Pysaruk also suggested that some banks may appeal to an international court because the adoption of such a law violates the provisions of intergovernmental agreements on investment protection, citing Spain as an example where banks challenged the windfall tax.

The Chairman of the Board of Raiffeisen Bank, who was formerly the First Deputy Governor of the National Bank of Ukraine and then worked for the IMF for three years, also expressed regret that the Fund had agreed to such a tax increase. According to Pysaruk, this is due to the program’s basic assumptions, which are under threat, of ending the war in mid-2024 and a certain level of international assistance.

“The IMF has to draw up a macroeconomic model and calculate the debtor’s ability… to repay the loan. And this tax was probably needed for such a model to be developed.
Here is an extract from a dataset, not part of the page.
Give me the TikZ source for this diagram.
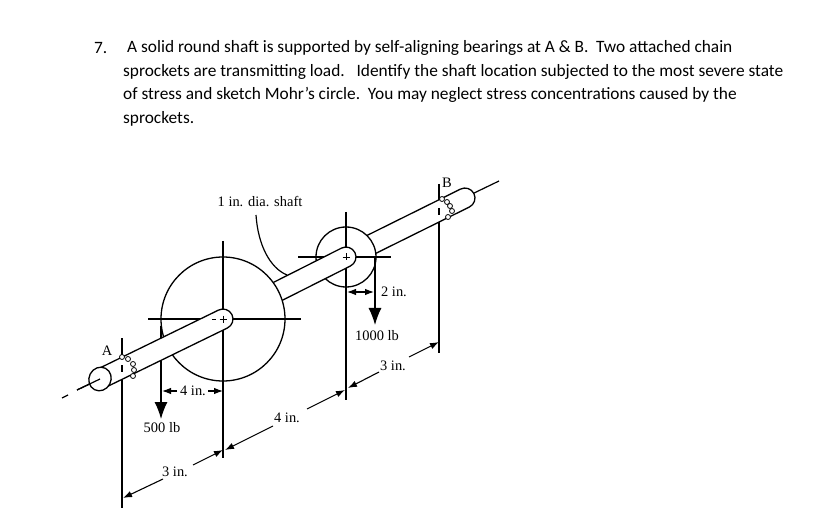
\documentclass[tikz,border=0pt]{standalone}
\usepackage{fontspec}
\setmainfont{Carlito}
\newfontfamily\figfont{Liberation Serif}
\usetikzlibrary{arrows.meta}
\tikzset{
	txt/.style={anchor=west,inner sep=0pt,font=\fontsize{17.4}{20}\selectfont},
	lbl/.style={inner sep=0pt,font=\figfont\fontsize{14.5}{16}\selectfont},
	part/.style={draw,fill=white,line width=1.3bp},
	cline/.style={line width=1.2bp},
	dimen/.style={line width=1.1bp,-{Latex[length=9bp,width=6.5bp]}},
	force/.style={line width=1.2bp,-{Latex[length=17bp,width=13bp]}},
	ball/.style={draw,fill=white,line width=0.8bp,circle,minimum size=5bp,inner sep=0pt}
}
\begin{document}
\begin{tikzpicture}[x=1bp,y=-1bp]
	\useasboundingbox[fill=white] (0,0) rectangle (825,532);

	% question
	\node[txt] at (94,48)(num){7.};
	\node[txt] at (127,48)(l1){A solid round shaft is supported by self-aligning bearings at A \& B.\ \ Two attached chain};
	\node[txt] at (123,72)(l2){sprockets are transmitting load.\ \ \ Identify the shaft location subjected to the most severe state};
	\node[txt] at (123,95)(l3){of stress and sketch Mohr’s circle.\ \ You may neglect stress concentrations caused by the};
	\node[txt] at (123,119)(l4){sprockets.};

	% centre line ends
	\node[coordinate] at (62,398)(e1){};
	\node[coordinate] at (68,395)(e2){};
	\node[coordinate] at (77,390)(e3){};
	\node[coordinate] at (100,379)(e4){};
	\node[coordinate] at (470,195)(e5){};
	\node[coordinate] at (499,181)(e6){};
	\path[cline] (e1)edge(e2)(e3)edge(e4)(e5)edge(e6);

	% bearing lines
	\node[coordinate] at (439,184)(b1){};
	\node[coordinate] at (439,353)(b2){};
	\node[coordinate] at (122,338)(a1){};
	\node[coordinate] at (122,508)(a2){};
	\path[cline] (b1)edge(b2);

	% right shaft and small sprocket
	\draw[part] (341.5,248.1) -- (460.5,189.1) arc[start angle=-116.6,end angle=63.4,radius=10] -- (350.5,265.9) -- cycle;
	\node[coordinate] at (346,212)(s1){};
	\node[coordinate] at (346,400)(s2){};
	\node[coordinate] at (298,257)(s3){};
	\node[coordinate] at (391,257)(s4){};
	\node[coordinate] at (346,257)(sc){};
	\node[coordinate] at (375,257)(f2a){};
	\node[coordinate] at (375,325)(f2b){};
	\draw[part] (sc) circle[radius=30];
	\path[cline] (s1)edge(s2)(s3)edge(s4);
	\path[force] (f2a)edge(f2b);

	% middle shaft and big sprocket
	\draw[part] (223,319) -- (218.5,310.1) -- (341.5,248.1) arc[start angle=-116.6,end angle=63.4,radius=10] -- (227.5,327.9) -- cycle;
	\draw[line width=0.8bp] (342.5,257) -- (349.5,257) (346,253.5) -- (346,260.5);
	\node[coordinate] at (223,241)(w1){};
	\node[coordinate] at (223,458)(w2){};
	\node[coordinate] at (148,319)(w3){};
	\node[coordinate] at (301,319)(w4){};
	\node[coordinate] at (223,319)(wc){};
	\node[coordinate] at (161,326)(f1a){};
	\node[coordinate] at (161,419)(f1b){};
	\draw[part] (wc) circle[radius=62];
	\path[cline] (w1)edge(w2)(w3)edge(w4)(a1)edge(a2);
	\path[force] (f1a)edge(f1b);

	% left shaft
	\draw[part] (95.5,370.1) -- (218.5,310.1) arc[start angle=-116.6,end angle=63.4,radius=10] -- (104.5,387.9) -- cycle;
	\draw[part] (e4) circle[x radius=12,y radius=11,rotate=63];
	\draw[cline] (e3) -- (e4);
	\draw[line width=0.8bp] (219.5,319) -- (226.5,319) (223,315.5) -- (223,322.5) (212,319) -- (216,319);
	\draw[cline] (122,365) -- (122,372) (439,208) -- (439,215);

	% balls of the bearings
	\foreach \px/\py in {122/357,128/359,133/364,134/370,133/376,442/199,447/202,450/206,452/211,448/217}{
		\node[ball] at (\px,\py){};
	}

	% leader
	\node[lbl] at (260,202)(dia){1 in. dia. shaft};
	\node[coordinate] at (256,215)(d1){};
	\node[coordinate] at (287,275)(d2){};
	\draw[cline] (d1) .. controls (258,245) and (270,268) .. (d2);

	% letters and loads
	\node[lbl] at (107,351)(A){A};
	\node[lbl] at (447,183)(B){B};
	\node[lbl] at (162,428)(P1){500 lb};
	\node[lbl] at (377,336)(P2){1000 lb};

	% dimensions
	\node[lbl] at (193,391)(t1){4 in.};
	\node[coordinate] at (177,391)(t1a){};
	\node[coordinate] at (162,391)(t1b){};
	\node[coordinate] at (208,391)(t1c){};
	\node[coordinate] at (223,391)(t1d){};
	\path[dimen] (t1a)edge(t1b)(t1c)edge(t1d);

	\node[lbl] at (394,292)(t2){2 in.};
	\node[coordinate] at (347,292)(t2a){};
	\node[coordinate] at (374,292)(t2b){};
	\draw[dimen,{Latex[length=9bp,width=6.5bp]}-{Latex[length=9bp,width=6.5bp]}] (t2a) -- (t2b);

	\node[lbl] at (175,472)(t3){3 in.};
	\node[coordinate] at (163,479)(t3a){};
	\node[coordinate] at (123,498)(t3b){};
	\node[coordinate] at (193,465)(t3c){};
	\node[coordinate] at (223,450)(t3d){};
	\path[dimen] (t3a)edge(t3b)(t3c)edge(t3d);

	\node[lbl] at (287,418)(t4){4 in.};
	\node[coordinate] at (273,426)(t4a){};
	\node[coordinate] at (225,450)(t4b){};
	\node[coordinate] at (307,409)(t4c){};
	\node[coordinate] at (345,390)(t4d){};
	\path[dimen] (t4a)edge(t4b)(t4c)edge(t4d);

	\node[lbl] at (393,366)(t5){3 in.};
	\node[coordinate] at (379,372)(t5a){};
	\node[coordinate] at (348,388)(t5b){};
	\node[coordinate] at (409,357)(t5c){};
	\node[coordinate] at (439,342)(t5d){};
	\path[dimen] (t5a)edge(t5b)(t5c)edge(t5d);
\end{tikzpicture}
\end{document}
But the price of the issue is exactly this: in order to save this program and continue it, laws are being introduced that reduce Ukraine’s already low investment attractiveness and may hinder plans to attract private foreign capital to rebuild Ukraine after the war,” the banker said.

According to the National Bank of Ukraine, as of October 1, 2023, Raiffeisen Bank ranked 4th in terms of assets (UAH 196.35 billion) among 63 banks operating in the country. Its net profit in January-September this year amounted to UAH 6.14 billion compared to UAH 2.39 billion in January-September last year.

In October 2005, the bank became part of the Austrian banking group Raiffeisen Bank International AG. Currently, Raiffeisen Group owns 68.21% of the bank’s shares, while the European Bank for Reconstruction and Development owns 30%.